1773-02-09, de Jean Le Rond d'Alembert à Voltaire [François Marie Arouet].

Bertrand a reçu successivement et avec une exactitude édifiante tous les marons que Raton a si délicatement tirés.
Tous les Bertrands les croquent avec délices, & répètent en les croquant, dieu bénisse Raton et ses pattes! Les marmitons qui avoient enterré les marons, afin de les garder pour eux, voudroient bien étrangler Raton, mais Raton a tiré les marons si proprement, que les maitres de la maison disent que Raton a bien fait, et se moquent des marmitons, qui en seront pour leurs marons et leurs juremens.

Il est venu à Bertrand une idée qu'il croit excellente, & qu'il soumet aux pattes de Raton.
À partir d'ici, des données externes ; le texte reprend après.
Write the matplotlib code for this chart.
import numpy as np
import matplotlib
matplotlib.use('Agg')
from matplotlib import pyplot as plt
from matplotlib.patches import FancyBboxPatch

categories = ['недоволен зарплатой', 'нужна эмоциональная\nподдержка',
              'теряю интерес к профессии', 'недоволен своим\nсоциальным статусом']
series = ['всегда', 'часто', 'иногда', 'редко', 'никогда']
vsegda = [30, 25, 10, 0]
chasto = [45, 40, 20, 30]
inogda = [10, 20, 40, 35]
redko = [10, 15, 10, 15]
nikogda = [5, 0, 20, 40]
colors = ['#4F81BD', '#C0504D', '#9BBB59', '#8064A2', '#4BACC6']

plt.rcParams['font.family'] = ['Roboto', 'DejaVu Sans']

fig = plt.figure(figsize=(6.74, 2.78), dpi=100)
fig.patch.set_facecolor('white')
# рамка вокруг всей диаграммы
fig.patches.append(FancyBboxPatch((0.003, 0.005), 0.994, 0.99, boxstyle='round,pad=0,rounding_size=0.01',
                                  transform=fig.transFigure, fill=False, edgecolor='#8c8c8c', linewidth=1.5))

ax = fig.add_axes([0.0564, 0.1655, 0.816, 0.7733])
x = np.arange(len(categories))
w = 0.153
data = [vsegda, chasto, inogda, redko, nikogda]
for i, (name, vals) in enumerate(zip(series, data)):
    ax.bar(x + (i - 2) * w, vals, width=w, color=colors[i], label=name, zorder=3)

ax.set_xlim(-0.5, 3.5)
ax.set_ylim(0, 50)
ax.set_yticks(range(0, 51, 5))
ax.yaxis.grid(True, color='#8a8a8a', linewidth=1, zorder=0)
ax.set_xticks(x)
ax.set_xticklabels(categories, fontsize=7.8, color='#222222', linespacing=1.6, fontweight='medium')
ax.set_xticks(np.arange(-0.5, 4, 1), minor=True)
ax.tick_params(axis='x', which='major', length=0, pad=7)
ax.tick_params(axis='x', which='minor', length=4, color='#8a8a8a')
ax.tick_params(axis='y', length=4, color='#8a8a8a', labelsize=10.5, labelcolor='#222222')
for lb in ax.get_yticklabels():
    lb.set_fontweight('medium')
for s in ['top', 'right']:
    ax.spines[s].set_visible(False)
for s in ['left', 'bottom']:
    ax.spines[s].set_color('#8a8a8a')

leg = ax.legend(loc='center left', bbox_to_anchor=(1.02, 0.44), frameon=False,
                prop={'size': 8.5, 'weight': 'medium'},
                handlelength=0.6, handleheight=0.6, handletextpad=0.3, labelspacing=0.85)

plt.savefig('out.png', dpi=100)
Bertrand a rêvé que je ne sai quelle académie ou université huguenote du nord, a proposé pour sujet d'un prix de Philosophie, non minus deo quam Regibus infensa est ista quæ vocatur hodie Theologia. D'après ce Programme voici le nouveau Thême que Raton pourroit essayer et que Bertrand lui propose en toute humilité.

Première partie du Thême. Cette, qu'on nomme aujourd'hui Théologie, est ennemie des Rois. Raton le prouvera, sans se répéter, en rappellant les histoires de Grégoire VII, d'Alexandre III, d'Innocent IV, de Jean XXII, & compagnie. Cet article sera un excellent supplément au premier Thême de Raton, qui n'a parlé des Théologiens dans sa diatribe que comme assassins des Rois, et qui les présenteroit à présent, comme voulant les priver de leurs couronnes.

2de partie du Thême. Cette, qu'on nomme aujourd'hui Théologie, est ennemie de dieu, parce qu'elle en fait un être absurde, atroce, ridicule, et odieux. Oh! le beau champ pour Raton que cette seconde partie, & les bons marons à tirer et à croquer!

Il ne faudroit pas oublier, si cela se pouvoit faire délicatement, de joindre à la première partie un petit appendice ou postscript intéressant, sur le danger qu'il y a pour les Etats et les Rois de souffrir que les Prêtres fassent dans la nation Un corps distingué, et qu'il ait le privilége de s'assembler régulièrement. Il faudroit faire sentir que la nation françoise est la seule qui ait permis cet abus, qu'en Espagne où les Evêques sont plus riches qu'en France, ils n'en sont pas moins les derniers polissons du Royaume, parce qu'ils ne font point corps et n'ont point d'assemblées, et qu'il en est de même dans les autres Etats de l'Europe, excepté chez les Welches.

Allons courage, mon cher Raton; je ne sais si le cœur vous en dit comme à Bertrand; mais ce gourmant de Bertrand sent déjà de loin l'odeur des marons qui cuisent, comme mr Guillaume sent qu'on apprête l'oie que Patelin lui a promise.

Cependant, tout en croquant les marons déjà tirés, et tout en encourageant Raton à en tirer d'autres, Bertrand seroit presque tenté de le gronder, de ce qu'il fait pate de velours au détestable marmiton Alcibiade, le vil et l'implacable ennemi des marons, des Bertrands, des Ratons, et du Raton même qui ne devroit lui présenter la pate que pour l'égratigner. Il est vrai que le marmiton Alcibiade a plus la rage que le pouvoir de nuire, grâce au profond mépris dont il est couvert parmi les marmitons même, mais c'est une raison de plus pour que Raton ne lui laisse pas croire qu'on le craint, et encore moins pour qu'il le flatte. Après tout, Raton sert si bien les Bertrands, qu'il faut bien lui pardonner quelques complaisances pour les marmitons, mais les Bertrands se croient obligés d'avertir Raton que ces complaisances sont en pure perte pour lui, & pour la cause commune. Sur ce Bertrand embrasse et remercie Raton de tout son cœur.